Кто-то был разговорчив, кто-то – нет, кто-то покупал как можно больше вкусняшек в хорошем настроении, кто-то – в плохом, кто-то всегда ворчал и возмущался, кто-то улыбался, кто-то долго выбирал, а потом просил одну печеньку, кто-то влетал вихрем и сметал с полок половину ассортимента. И, несмотря на то что к закрытию булочной я уже едва на ногах держалась от усталости, мне ужасно нравилось здесь работать. Это оказалось неожиданно осмысленно. Глядя на покупателей, я развлекалась, придумывая, как они живут там, за витринными стеклами, после того как выходят на улицу, прижимая к груди пакет с горячими пончиками. Думала, какие у них семьи, работа, увлечения… Словно нанизывала чужие образы на ниточку и заботливо хранила в памяти. И кажется, постепенно они замещали мои сожаления о забытых собственных днях. Десятки обрывков чужих судеб вместо своей. Казалось бы, не самый честный обмен, но это почему-то работало.

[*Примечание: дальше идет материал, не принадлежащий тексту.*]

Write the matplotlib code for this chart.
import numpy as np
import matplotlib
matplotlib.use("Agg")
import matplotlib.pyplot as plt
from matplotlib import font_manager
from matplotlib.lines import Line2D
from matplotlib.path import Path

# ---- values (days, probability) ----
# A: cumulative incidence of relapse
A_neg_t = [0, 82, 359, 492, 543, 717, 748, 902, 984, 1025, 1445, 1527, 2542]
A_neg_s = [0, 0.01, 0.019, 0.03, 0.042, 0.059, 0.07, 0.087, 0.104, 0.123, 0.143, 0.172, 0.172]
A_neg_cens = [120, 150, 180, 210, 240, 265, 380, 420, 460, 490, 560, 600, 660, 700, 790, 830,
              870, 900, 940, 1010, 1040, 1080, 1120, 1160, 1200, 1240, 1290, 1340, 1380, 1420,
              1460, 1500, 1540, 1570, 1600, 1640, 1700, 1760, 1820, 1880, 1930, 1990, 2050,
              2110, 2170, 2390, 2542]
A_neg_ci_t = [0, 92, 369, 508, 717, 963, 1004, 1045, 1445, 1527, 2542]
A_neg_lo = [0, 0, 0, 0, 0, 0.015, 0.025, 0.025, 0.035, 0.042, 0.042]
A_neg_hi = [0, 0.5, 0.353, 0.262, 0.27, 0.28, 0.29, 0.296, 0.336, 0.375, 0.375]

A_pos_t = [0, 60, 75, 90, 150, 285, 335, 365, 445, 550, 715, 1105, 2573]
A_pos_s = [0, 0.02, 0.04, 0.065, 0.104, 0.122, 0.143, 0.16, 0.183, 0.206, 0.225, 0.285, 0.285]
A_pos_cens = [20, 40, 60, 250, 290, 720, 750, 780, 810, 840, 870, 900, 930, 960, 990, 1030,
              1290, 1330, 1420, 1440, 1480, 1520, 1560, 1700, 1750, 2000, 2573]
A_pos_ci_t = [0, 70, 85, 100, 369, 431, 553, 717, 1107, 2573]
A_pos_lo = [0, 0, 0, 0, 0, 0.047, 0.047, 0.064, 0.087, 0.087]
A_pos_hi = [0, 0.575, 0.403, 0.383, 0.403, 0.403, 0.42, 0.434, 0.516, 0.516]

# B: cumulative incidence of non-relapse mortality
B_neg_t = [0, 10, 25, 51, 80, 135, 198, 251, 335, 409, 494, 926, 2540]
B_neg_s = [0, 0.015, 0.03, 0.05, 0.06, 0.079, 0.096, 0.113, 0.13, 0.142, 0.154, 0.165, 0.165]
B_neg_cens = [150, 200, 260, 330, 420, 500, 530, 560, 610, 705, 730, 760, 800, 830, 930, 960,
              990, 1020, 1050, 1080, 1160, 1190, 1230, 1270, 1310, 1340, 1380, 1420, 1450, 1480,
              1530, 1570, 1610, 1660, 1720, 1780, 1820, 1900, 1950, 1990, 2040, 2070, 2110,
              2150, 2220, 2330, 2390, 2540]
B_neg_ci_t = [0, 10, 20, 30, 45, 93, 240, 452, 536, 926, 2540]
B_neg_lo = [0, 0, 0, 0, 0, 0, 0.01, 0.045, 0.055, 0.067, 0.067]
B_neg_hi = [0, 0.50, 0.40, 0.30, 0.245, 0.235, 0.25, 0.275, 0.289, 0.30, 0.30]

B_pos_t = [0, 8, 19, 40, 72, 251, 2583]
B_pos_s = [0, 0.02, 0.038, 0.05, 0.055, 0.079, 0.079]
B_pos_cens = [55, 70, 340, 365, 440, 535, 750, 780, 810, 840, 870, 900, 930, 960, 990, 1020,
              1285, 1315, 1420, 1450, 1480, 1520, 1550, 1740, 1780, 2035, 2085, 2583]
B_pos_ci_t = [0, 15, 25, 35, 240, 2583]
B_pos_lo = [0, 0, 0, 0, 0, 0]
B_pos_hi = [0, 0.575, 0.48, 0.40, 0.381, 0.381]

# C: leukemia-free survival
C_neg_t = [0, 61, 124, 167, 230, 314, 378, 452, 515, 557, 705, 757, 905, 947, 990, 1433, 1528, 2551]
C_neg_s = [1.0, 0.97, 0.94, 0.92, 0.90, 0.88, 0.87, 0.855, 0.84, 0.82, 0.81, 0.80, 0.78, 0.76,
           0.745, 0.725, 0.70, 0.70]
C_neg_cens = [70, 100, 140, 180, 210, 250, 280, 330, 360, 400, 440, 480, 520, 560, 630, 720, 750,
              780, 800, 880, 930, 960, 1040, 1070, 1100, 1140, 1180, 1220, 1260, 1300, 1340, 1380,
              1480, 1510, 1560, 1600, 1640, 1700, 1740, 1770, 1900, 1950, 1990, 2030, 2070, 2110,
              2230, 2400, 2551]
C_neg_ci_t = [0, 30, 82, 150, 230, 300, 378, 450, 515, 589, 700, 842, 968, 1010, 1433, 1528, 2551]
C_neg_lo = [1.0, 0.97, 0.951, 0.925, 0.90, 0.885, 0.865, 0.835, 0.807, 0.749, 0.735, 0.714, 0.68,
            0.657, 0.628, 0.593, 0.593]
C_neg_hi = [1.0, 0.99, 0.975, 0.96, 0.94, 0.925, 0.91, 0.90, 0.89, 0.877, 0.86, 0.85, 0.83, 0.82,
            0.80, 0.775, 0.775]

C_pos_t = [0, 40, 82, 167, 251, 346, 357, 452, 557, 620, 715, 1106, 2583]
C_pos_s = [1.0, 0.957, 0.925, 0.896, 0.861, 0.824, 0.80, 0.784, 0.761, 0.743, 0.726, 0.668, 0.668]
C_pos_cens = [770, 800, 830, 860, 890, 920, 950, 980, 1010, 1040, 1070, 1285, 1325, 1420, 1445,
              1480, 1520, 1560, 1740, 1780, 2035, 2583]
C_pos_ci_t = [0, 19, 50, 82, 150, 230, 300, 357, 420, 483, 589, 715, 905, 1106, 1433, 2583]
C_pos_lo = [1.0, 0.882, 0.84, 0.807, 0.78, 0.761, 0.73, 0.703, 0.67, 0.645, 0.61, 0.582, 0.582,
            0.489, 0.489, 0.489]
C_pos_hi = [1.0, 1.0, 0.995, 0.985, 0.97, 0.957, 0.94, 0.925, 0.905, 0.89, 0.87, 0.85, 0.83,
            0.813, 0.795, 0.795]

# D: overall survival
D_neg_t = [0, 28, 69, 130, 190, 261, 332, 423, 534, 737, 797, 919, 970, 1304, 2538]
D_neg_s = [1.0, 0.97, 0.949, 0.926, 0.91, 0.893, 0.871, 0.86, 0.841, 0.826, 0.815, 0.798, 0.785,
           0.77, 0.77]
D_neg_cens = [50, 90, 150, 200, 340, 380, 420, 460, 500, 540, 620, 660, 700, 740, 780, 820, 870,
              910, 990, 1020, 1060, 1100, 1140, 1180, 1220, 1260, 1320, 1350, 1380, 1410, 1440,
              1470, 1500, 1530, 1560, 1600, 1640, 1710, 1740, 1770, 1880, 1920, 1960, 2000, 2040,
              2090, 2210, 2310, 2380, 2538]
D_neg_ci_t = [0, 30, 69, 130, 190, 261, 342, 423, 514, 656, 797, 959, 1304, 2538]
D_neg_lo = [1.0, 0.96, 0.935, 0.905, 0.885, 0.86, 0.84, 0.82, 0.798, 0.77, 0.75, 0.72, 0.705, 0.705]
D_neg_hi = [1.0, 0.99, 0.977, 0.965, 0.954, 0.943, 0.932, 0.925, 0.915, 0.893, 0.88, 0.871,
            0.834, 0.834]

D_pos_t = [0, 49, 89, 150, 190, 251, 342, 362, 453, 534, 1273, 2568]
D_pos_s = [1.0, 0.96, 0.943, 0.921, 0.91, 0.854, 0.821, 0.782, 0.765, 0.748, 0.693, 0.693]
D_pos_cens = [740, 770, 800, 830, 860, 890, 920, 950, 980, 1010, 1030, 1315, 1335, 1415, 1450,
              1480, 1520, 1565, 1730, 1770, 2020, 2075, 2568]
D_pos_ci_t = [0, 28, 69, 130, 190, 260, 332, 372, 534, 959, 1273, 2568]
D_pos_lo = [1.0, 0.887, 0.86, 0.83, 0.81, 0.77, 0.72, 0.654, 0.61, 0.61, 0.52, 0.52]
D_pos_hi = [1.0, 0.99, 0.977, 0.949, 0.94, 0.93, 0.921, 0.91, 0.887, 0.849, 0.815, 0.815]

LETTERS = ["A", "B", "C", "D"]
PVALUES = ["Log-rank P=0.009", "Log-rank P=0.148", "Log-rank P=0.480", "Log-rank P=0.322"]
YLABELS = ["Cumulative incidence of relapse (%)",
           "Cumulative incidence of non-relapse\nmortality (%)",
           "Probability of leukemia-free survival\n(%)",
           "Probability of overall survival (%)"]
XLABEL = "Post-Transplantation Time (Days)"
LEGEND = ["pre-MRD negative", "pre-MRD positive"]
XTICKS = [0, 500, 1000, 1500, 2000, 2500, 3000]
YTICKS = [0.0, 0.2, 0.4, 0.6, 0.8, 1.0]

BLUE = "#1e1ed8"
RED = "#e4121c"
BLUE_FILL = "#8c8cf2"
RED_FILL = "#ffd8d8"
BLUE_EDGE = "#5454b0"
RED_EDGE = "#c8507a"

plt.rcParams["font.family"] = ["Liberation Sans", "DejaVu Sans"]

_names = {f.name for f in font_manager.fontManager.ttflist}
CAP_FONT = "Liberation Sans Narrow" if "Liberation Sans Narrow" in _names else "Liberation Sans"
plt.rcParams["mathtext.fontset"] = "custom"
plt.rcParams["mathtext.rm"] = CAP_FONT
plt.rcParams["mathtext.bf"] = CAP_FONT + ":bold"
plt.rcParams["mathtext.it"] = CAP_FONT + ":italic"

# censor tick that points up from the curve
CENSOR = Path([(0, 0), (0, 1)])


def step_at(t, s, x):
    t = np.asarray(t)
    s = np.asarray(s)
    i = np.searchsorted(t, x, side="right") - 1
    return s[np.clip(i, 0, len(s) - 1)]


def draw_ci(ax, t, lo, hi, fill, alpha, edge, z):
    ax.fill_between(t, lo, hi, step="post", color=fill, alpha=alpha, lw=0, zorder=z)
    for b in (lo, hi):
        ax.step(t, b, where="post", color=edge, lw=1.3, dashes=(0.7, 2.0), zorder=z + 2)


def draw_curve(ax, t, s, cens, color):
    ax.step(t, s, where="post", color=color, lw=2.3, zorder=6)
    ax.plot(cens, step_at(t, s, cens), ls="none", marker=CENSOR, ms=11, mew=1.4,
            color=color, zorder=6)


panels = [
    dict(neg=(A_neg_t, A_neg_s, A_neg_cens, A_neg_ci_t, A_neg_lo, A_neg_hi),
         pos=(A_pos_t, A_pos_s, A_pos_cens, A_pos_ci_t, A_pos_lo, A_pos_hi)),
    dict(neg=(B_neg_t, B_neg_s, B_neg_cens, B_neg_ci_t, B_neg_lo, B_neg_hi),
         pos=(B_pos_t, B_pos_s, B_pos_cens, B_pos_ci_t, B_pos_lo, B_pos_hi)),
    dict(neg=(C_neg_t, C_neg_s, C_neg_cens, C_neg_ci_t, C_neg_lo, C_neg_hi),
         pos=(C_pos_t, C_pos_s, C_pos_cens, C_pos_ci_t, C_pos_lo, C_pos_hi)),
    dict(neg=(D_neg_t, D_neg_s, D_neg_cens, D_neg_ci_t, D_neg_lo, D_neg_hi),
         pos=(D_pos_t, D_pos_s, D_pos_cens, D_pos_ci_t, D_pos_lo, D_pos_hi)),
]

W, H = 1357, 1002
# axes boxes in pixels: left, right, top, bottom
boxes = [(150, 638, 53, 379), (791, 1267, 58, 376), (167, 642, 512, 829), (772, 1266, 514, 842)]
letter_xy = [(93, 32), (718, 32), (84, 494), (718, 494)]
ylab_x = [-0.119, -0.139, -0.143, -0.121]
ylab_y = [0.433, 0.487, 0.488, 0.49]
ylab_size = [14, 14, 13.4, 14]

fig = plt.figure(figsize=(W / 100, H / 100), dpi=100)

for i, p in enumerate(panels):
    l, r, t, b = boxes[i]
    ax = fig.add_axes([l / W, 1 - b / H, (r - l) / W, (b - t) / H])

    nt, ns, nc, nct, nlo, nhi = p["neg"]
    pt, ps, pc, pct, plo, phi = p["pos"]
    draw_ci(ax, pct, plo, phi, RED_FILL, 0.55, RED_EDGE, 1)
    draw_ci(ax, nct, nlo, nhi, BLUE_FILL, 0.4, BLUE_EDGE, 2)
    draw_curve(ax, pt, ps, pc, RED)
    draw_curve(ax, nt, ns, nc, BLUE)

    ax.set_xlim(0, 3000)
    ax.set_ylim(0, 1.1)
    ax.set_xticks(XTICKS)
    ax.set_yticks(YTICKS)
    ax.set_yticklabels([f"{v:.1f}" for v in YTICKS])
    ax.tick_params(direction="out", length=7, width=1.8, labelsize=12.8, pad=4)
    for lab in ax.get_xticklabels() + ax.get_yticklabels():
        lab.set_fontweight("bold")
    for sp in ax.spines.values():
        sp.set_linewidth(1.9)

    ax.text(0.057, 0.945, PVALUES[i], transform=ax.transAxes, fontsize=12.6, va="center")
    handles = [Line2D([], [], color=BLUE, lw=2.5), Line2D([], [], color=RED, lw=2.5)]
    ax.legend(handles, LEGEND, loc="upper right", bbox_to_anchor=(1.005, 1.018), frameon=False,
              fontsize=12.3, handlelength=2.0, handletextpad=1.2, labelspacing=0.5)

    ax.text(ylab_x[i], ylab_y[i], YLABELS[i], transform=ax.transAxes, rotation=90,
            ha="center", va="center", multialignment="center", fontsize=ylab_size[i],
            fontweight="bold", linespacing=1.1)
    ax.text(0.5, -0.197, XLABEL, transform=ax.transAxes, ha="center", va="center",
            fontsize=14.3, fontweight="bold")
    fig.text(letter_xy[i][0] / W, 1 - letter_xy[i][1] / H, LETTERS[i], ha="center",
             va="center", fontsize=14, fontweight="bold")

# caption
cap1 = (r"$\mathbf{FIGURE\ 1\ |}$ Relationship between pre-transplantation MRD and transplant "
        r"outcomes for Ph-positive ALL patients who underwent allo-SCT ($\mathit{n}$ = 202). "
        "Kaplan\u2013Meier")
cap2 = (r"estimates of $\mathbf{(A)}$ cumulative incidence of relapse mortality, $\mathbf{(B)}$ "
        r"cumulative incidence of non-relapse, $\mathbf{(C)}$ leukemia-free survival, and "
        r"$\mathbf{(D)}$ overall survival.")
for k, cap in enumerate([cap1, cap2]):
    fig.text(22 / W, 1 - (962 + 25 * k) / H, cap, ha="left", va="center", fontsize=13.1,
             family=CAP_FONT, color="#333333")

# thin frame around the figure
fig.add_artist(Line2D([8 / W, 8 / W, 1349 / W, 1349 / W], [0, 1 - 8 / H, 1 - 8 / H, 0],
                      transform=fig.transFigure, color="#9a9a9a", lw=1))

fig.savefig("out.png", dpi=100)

А потом в булочную зачастил ОН.
В дорогом пальто, с небрежно, но очень художественно повязанным шарфом, внушительный и при этом улыбчивый. Он чем-то напоминал того самого мужчину-мошенника, которого я встретила в первый же день, когда только приехала в Петербург, но всё же… Я сомневалась.
Тот вроде как меня узнал, а этот смотрел вежливо, но крайне равнодушно. Всегда брал кусок бисквитного пирога с прослойкой из джема и рогалик в сахарной пудре, благодарил и уходил.
– Это же вампир-сладкоежка, – сообщила мне коллега Даша, когда мужчина посетил нас третий раз за последнюю неделю.